A escola vive um dilema. Ela constitui, no imaginário coletivo, espaço privilegiado de formação da criança, do adolescente e do jovem. Seu papel é entendido como devendo ir além da socialização do conhecimento. Dela se espera que se socializem também hábitos de relações intersubjetivas de paz que, ao se entrelaçarem no tecido social, conferem sustentação ao exercício dos direitos e deveres no convívio dos indivíduos e das comunidades. A paz que se vislumbra na escola e a partir da escola não é passiva. Ela é ativa e tem tudo a ver com a prática efetiva dos Direitos Humanos no cotidiano da sociedade.
Mas, por outro lado, a escola surge aos olhos do país como lugar marcado por atos de violência: assaltos, balas perdidas, estupros, depredações, brigas e outras formas, talvez mais sutis, mas não menos lesivas, de agressões perpetradas na interação do indivíduo jovem com o meio social. Segundo dados estatísticos recentes, escolas são afetadas pela violência em todas as cinco regiões do país, sendo que a média nacional atinge o índice preocupante de 56%. E o fenômeno já não se restringe aos grandes centros urbanos, mas penetra o interior do país, instalando-se em cidades de médio e até pequeno porte.

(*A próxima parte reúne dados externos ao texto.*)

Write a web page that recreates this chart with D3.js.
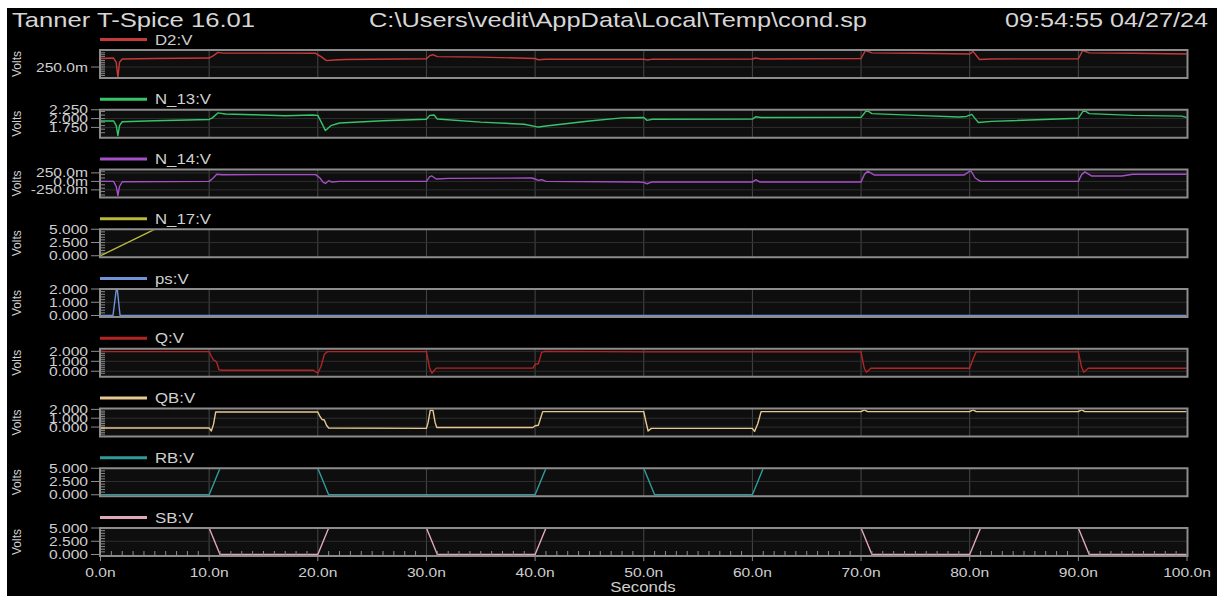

O governo federal não podia ficar indiferente diante dessa realidade. De fato, teve a sensibilidade de conceber um programa voltado para pacificar as escolas, revitalizando-as em seu ambiente interno e em sua vizinhança. O programa, com o nome de Paz nas Escolas, é coordenado pela Secretaria de Estado dos Direitos Humanos do Ministério da Justiça, mas atua em estreita articulação com o MEC e outros ministérios, com secretarias estaduais e municipais, assim como com organizações da sociedade civil.
Em seus primeiros meses de vida, o programa já mostrou que a população brasileira também não está indiferente. Ela não só rejeita a violência, mas está disponível para envolver-se com iniciativas locais, regionais e nacionais de construção da paz. São inúmeros, país afora, os exemplos de ações dignas de apoio nas áreas metropolitanas de São Paulo e Rio de Janeiro, em capitais do Norte, Sul e Nordeste, no Distrito Federal e seu entorno, em cidades do interior de Minas e Alagoas. Em Pernambuco, é todo o estado que se mobiliza em um plano aberto a praticamente todos os municípios e todas as escolas. Esse trabalho é marcado pela diversidade de mobilizações surgidas nas escolas, nas praças, nas polícias, sobretudo a militar, nas associações comunitárias, nos grêmios estudantis, todas repetindo a lição de que, se a violência apresenta multiplicidade de feições, também as iniciativas de paz estão presentes em todos os segmentos da sociedade, criando espaços de interlocução e interação. Na verdade, três atores sociais são particularmente visados, a saber: as escolas, as organizações comunitárias e as polícias.
A inserção da polícia na vida cidadã das escolas passa pelo reordenamento conceitual da segurança dos cidadãos, exercida a partir da ótica do serviço e da defesa da democracia e não do arbítrio e do poder. Essa lógica leva à superação dos estereótipos da ação repressiva e à assimilação da prática preventiva em relação à violência e educativa em relação aos jovens.
As organizações comunitárias constituem outro ator importante e, como expressão dos movimentos sociais, refletem as preocupações das famílias com a violência dentro e fora da escola. Ao evitar a apropriação governamental das práticas e dos ideais dessas associações, o programa contribui para legitimá-las como instâncias mediadoras entre as políticas públicas e os movimentos sociais atuantes no país.
A valorização plena da escola como ator fundamental de um programa dessa natureza supõe o desejo, a aceitação e a manifestação da vontade de participar, evitando-se o caráter de imposição formal e coativo do Estado. Admitido esse critério, deve-se reconhecer também que a escola dispõe de grande e variado poder de observação e análise das situações de violência dentro e fora de seus muros; de assimilação dos conteúdos de ética e cidadania; de mobilização de inúmeras instâncias coletivas de decisão e representatividade; de articulação direta com as famílias; de mediação junto aos mais diversos órgãos do poder público.
Em síntese, o programa Paz nas Escolas molda sua ação numa perspectiva de gestão pública descentralizada, ágil e flexível. Sua elaboração, articulação, execução, avaliação e replanejamento têm-se pautado em três princípios norteadores: a urgência da ética e a ética da urgência, exigida pela gravidade da questão da violência e a consciência cívica da sociedade brasileira, a convergência de propósitos de um sem número de parceiros desejosos de desconstruir a cultura da violência e construir uma cultura e um ambiente de paz e a busca de resultados, ou seja, de indicadores e sinais concretos e estruturais de que é possível proteger a vida e defender a justiça com positividade e eficácia.